• **Input for this task**:
- - -
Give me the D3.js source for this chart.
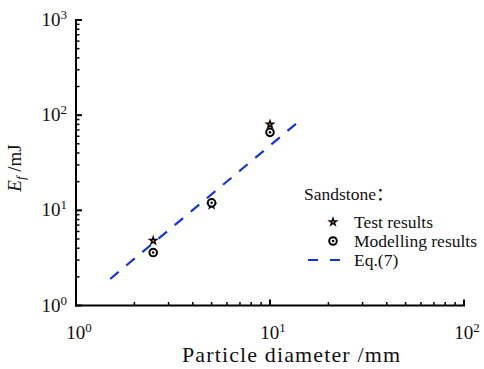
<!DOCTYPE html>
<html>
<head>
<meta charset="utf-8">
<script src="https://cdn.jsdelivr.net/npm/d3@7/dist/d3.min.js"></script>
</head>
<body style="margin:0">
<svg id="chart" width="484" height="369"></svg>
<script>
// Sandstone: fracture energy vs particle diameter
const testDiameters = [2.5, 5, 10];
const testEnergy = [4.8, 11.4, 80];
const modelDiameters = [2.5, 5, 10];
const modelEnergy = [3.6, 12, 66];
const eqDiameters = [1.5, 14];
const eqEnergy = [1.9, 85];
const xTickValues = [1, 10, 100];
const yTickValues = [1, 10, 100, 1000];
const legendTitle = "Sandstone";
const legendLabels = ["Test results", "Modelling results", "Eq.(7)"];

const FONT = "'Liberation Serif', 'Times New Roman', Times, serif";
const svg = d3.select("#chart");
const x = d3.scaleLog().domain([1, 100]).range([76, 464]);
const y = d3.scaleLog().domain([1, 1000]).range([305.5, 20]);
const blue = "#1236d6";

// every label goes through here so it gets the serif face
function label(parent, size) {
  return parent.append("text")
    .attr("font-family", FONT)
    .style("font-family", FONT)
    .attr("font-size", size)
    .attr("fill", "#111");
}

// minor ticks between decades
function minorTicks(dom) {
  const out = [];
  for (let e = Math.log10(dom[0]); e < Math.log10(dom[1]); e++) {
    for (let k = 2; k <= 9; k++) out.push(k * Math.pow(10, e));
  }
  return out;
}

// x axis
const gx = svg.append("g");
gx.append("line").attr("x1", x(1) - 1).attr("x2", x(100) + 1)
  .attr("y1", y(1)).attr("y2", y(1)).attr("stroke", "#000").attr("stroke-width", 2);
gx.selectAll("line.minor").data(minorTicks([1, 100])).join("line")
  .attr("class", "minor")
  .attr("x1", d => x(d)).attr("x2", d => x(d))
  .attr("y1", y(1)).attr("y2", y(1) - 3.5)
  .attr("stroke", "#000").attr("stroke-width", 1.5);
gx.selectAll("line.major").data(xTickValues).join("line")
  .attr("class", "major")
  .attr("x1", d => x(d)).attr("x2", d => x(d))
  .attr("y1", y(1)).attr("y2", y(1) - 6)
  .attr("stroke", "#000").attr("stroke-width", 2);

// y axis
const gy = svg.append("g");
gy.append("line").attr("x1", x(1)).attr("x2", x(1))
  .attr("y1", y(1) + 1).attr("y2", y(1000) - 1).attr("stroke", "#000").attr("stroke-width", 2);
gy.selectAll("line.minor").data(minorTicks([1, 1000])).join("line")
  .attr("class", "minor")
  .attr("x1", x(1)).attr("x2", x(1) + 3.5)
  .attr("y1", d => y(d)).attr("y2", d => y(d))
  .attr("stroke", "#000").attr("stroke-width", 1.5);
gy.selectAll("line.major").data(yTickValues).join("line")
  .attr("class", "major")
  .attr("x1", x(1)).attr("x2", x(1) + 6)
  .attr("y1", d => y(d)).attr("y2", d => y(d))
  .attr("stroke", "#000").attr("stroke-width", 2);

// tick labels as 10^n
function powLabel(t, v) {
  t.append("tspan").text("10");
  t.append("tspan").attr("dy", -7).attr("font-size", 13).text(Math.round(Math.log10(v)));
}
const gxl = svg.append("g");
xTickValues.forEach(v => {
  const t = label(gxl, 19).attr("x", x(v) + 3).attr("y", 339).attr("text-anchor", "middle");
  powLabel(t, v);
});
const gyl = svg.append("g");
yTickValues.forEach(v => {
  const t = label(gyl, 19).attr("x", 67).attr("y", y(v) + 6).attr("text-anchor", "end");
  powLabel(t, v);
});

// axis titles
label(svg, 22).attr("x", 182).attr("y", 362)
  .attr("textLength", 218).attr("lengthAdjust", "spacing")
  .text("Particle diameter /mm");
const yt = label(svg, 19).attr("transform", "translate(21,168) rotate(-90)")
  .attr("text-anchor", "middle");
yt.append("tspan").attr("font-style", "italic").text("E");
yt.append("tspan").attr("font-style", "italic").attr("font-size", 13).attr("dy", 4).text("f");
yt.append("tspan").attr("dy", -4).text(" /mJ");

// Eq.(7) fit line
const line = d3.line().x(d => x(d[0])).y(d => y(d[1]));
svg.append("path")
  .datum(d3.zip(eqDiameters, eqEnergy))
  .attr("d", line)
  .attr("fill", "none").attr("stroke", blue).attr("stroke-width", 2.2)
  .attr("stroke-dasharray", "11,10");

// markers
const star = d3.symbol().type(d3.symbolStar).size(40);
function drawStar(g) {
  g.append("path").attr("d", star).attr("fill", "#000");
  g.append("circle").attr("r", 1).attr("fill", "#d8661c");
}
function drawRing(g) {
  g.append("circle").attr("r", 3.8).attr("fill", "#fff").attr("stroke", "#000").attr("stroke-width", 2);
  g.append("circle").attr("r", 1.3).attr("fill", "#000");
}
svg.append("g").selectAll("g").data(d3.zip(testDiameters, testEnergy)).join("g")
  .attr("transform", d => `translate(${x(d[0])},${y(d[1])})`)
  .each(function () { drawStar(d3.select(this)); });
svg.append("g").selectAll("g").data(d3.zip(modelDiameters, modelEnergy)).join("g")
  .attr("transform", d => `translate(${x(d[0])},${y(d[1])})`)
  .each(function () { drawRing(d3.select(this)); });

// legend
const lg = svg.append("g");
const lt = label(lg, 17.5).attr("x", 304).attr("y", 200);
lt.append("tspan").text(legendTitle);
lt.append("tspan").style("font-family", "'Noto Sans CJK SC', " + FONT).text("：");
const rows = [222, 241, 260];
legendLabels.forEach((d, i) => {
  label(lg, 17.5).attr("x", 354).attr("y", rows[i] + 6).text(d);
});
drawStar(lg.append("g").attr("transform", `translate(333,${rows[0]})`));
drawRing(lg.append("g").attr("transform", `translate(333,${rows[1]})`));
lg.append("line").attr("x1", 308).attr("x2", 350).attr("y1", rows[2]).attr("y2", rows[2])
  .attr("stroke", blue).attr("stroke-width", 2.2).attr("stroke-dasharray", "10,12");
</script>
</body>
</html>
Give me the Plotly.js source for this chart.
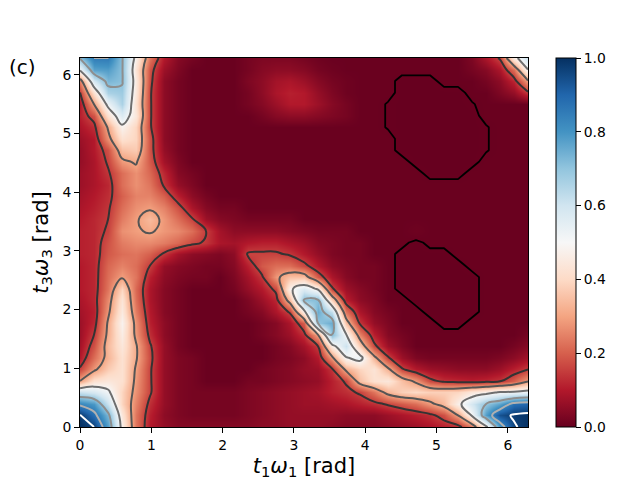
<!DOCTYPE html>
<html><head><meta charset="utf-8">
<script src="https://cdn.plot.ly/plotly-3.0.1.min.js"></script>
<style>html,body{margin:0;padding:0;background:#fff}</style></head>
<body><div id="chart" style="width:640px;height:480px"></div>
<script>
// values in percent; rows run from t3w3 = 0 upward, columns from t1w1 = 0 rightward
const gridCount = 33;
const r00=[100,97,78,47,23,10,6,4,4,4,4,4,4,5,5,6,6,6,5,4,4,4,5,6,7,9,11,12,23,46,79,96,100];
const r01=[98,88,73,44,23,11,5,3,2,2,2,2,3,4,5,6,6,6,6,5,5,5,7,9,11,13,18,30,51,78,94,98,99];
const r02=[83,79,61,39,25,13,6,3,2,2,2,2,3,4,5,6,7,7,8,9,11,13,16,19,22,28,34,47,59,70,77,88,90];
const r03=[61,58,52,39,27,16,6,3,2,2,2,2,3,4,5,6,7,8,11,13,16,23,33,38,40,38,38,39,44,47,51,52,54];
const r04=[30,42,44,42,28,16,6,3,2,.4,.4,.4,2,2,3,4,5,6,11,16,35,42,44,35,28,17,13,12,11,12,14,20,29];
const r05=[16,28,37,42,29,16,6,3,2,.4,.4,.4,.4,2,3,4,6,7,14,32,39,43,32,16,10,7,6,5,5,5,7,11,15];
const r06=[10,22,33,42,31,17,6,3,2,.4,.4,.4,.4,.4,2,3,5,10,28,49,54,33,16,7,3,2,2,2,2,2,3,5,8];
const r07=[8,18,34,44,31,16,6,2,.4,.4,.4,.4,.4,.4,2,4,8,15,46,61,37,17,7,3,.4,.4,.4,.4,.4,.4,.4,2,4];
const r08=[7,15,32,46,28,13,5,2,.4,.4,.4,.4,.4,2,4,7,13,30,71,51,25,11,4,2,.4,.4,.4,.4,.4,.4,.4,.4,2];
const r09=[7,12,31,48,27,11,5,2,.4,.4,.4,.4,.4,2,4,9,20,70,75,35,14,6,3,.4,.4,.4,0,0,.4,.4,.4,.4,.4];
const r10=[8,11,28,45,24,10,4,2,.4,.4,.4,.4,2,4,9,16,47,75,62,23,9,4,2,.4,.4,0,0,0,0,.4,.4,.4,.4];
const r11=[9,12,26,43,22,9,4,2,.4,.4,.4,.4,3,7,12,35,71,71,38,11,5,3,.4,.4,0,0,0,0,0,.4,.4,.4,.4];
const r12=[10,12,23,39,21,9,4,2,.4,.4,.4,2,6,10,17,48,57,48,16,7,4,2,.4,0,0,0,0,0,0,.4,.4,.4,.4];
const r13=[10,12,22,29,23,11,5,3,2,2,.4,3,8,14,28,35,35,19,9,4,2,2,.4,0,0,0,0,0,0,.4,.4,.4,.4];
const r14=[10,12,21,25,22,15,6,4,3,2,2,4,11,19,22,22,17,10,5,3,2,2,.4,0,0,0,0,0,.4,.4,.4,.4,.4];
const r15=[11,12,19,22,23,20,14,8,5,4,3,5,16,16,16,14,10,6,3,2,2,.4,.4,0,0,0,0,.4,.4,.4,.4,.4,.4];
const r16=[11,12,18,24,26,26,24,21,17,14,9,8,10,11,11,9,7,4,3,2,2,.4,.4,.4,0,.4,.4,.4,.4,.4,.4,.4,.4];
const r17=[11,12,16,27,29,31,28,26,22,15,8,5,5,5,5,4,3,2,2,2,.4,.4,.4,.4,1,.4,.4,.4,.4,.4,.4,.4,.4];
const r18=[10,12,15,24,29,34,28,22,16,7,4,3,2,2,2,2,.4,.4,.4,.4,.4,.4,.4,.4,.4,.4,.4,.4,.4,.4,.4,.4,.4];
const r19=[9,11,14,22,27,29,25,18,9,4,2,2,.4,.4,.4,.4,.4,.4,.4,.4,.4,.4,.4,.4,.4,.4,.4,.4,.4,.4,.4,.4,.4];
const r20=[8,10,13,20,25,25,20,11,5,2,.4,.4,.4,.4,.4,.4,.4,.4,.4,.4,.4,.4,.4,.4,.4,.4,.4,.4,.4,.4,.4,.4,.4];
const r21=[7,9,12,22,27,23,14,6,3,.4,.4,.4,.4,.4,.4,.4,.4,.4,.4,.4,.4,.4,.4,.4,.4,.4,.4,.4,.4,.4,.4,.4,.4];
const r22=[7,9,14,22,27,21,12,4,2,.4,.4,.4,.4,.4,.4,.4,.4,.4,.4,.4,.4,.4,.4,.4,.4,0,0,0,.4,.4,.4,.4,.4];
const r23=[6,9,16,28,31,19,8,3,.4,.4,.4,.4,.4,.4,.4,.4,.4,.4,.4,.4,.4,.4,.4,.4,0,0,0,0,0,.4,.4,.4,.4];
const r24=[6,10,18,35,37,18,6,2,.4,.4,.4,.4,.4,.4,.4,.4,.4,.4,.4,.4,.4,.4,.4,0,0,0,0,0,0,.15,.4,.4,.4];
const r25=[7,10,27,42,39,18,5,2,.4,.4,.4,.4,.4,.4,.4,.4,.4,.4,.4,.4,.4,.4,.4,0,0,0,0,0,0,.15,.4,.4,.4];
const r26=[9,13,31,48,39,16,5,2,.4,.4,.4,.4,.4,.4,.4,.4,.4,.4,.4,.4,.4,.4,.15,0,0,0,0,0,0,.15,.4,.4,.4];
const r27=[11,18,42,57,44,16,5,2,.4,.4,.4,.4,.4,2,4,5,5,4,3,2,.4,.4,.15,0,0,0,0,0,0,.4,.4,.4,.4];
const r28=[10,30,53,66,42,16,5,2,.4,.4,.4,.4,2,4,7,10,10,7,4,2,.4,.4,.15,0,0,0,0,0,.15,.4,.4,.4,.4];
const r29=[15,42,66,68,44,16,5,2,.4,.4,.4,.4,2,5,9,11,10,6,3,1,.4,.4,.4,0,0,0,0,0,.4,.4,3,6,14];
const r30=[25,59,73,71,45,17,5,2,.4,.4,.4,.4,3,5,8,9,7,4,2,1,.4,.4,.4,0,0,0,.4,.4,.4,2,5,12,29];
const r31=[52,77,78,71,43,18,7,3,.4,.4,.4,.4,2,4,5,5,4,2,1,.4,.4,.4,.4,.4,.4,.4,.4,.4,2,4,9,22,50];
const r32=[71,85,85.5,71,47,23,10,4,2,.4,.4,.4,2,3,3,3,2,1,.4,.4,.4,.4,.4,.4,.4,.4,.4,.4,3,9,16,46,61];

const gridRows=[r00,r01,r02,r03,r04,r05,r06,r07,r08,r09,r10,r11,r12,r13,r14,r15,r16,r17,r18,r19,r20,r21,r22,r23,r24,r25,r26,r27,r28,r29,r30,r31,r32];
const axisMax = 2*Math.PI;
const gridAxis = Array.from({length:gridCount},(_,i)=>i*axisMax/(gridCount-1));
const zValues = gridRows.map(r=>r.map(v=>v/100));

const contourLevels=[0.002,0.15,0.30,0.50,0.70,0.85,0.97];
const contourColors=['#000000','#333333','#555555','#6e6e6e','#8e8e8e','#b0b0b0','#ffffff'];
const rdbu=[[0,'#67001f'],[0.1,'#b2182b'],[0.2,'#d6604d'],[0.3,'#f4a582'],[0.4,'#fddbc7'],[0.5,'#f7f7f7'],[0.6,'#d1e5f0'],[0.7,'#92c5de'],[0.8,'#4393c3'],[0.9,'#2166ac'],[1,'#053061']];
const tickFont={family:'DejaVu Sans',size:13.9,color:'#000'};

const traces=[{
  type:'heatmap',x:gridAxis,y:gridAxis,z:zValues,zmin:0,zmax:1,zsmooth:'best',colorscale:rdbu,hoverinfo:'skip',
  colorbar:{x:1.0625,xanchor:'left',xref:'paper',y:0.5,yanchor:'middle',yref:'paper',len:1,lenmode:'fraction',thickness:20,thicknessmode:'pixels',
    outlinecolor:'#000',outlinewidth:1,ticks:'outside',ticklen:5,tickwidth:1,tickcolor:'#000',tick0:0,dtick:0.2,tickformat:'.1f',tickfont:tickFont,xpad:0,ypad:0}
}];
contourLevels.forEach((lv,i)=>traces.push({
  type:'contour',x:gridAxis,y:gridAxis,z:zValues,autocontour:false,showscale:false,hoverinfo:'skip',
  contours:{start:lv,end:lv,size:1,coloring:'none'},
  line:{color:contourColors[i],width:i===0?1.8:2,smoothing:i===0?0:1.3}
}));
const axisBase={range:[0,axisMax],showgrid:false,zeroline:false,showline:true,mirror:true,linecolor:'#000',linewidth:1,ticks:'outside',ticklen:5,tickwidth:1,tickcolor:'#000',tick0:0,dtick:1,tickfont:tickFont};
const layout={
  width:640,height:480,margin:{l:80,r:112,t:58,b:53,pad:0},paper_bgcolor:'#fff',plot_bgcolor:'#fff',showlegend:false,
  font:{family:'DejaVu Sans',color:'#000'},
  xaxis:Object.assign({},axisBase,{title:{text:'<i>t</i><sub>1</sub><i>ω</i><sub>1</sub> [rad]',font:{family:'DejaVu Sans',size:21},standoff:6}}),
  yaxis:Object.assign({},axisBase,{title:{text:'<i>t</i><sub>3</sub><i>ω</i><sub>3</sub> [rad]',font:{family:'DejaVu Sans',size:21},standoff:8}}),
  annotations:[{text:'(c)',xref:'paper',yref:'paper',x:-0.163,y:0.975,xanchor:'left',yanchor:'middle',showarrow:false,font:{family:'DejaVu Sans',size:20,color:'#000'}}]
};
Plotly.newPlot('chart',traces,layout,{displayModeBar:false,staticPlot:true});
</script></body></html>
- - -
• **What the task requires**: Lines from the records above that hold "Give" are the ones to list.

• **The response**:
Give me the D3.js source for this chart.
Give me the Plotly.js source for this chart.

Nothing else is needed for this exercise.